What is asked: Exactly reproduce the lines that follow.

**** Source material ****

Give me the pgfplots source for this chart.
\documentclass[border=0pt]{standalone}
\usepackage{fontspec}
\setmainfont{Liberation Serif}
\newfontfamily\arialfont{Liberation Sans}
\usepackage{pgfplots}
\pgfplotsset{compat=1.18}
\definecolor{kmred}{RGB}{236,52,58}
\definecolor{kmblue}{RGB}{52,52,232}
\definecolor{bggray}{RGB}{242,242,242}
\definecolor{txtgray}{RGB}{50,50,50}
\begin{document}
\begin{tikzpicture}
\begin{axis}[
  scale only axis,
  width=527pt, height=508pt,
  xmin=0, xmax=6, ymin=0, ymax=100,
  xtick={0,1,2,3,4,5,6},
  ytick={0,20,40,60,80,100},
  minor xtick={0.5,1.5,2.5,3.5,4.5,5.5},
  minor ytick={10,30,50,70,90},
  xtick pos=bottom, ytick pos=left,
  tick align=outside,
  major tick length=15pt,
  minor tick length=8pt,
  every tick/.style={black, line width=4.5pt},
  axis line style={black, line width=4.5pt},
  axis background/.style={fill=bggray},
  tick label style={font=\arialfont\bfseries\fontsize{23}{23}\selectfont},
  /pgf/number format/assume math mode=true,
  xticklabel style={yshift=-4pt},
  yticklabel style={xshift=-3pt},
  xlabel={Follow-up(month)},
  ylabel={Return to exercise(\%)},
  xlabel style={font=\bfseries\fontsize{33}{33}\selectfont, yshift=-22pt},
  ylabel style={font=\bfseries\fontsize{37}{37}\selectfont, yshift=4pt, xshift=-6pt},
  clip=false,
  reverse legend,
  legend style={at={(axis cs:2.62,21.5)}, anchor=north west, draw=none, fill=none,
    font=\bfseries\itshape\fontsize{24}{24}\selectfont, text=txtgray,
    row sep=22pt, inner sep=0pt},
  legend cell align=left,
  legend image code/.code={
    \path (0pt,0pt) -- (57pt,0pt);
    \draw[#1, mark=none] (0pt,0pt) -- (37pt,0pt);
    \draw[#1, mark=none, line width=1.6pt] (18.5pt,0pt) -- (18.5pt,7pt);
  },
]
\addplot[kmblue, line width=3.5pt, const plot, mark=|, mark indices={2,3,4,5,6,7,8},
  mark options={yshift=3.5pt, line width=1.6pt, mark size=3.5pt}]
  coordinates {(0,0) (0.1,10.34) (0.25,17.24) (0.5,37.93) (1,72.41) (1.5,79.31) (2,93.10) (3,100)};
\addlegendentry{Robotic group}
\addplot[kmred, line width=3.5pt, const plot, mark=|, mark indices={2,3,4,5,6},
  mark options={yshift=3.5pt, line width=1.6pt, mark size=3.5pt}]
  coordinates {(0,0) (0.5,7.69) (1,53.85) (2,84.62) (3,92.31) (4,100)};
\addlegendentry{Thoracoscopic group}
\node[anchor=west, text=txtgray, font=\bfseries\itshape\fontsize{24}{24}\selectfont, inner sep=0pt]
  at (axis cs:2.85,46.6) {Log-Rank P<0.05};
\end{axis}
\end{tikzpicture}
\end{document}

****

Exercise answer:
Give me the pgfplots source for this chart.
\documentclass[border=0pt]{standalone}
\usepackage{fontspec}
\setmainfont{Liberation Serif}
\newfontfamily\arialfont{Liberation Sans}
\usepackage{pgfplots}
\pgfplotsset{compat=1.18}
\definecolor{kmred}{RGB}{236,52,58}
\definecolor{kmblue}{RGB}{52,52,232}
\definecolor{bggray}{RGB}{242,242,242}
\definecolor{txtgray}{RGB}{50,50,50}
\begin{document}
\begin{tikzpicture}
\begin{axis}[
  scale only axis,
  width=527pt, height=508pt,
  xmin=0, xmax=6, ymin=0, ymax=100,
  xtick={0,1,2,3,4,5,6},
  ytick={0,20,40,60,80,100},
  minor xtick={0.5,1.5,2.5,3.5,4.5,5.5},
  minor ytick={10,30,50,70,90},
  xtick pos=bottom, ytick pos=left,
  tick align=outside,
  major tick length=15pt,
  minor tick length=8pt,
  every tick/.style={black, line width=4.5pt},
  axis line style={black, line width=4.5pt},
  axis background/.style={fill=bggray},
  tick label style={font=\arialfont\bfseries\fontsize{23}{23}\selectfont},
  /pgf/number format/assume math mode=true,
  xticklabel style={yshift=-4pt},
  yticklabel style={xshift=-3pt},
  xlabel={Follow-up(month)},
  ylabel={Return to exercise(\%)},
  xlabel style={font=\bfseries\fontsize{33}{33}\selectfont, yshift=-22pt},
  ylabel style={font=\bfseries\fontsize{37}{37}\selectfont, yshift=4pt, xshift=-6pt},
  clip=false,
  reverse legend,
  legend style={at={(axis cs:2.62,21.5)}, anchor=north west, draw=none, fill=none,
    font=\bfseries\itshape\fontsize{24}{24}\selectfont, text=txtgray,
    row sep=22pt, inner sep=0pt},
  legend cell align=left,
  legend image code/.code={
    \path (0pt,0pt) -- (57pt,0pt);
    \draw[#1, mark=none] (0pt,0pt) -- (37pt,0pt);
    \draw[#1, mark=none, line width=1.6pt] (18.5pt,0pt) -- (18.5pt,7pt);
  },
]
\addplot[kmblue, line width=3.5pt, const plot, mark=|, mark indices={2,3,4,5,6,7,8},
  mark options={yshift=3.5pt, line width=1.6pt, mark size=3.5pt}]
  coordinates {(0,0) (0.1,10.34) (0.25,17.24) (0.5,37.93) (1,72.41) (1.5,79.31) (2,93.10) (3,100)};
\addlegendentry{Robotic group}
\addplot[kmred, line width=3.5pt, const plot, mark=|, mark indices={2,3,4,5,6},
  mark options={yshift=3.5pt, line width=1.6pt, mark size=3.5pt}]
  coordinates {(0,0) (0.5,7.69) (1,53.85) (2,84.62) (3,92.31) (4,100)};
\addlegendentry{Thoracoscopic group}
\node[anchor=west, text=txtgray, font=\bfseries\itshape\fontsize{24}{24}\selectfont, inner sep=0pt]
  at (axis cs:2.85,46.6) {Log-Rank P<0.05};
\end{axis}
\end{tikzpicture}
\end{document}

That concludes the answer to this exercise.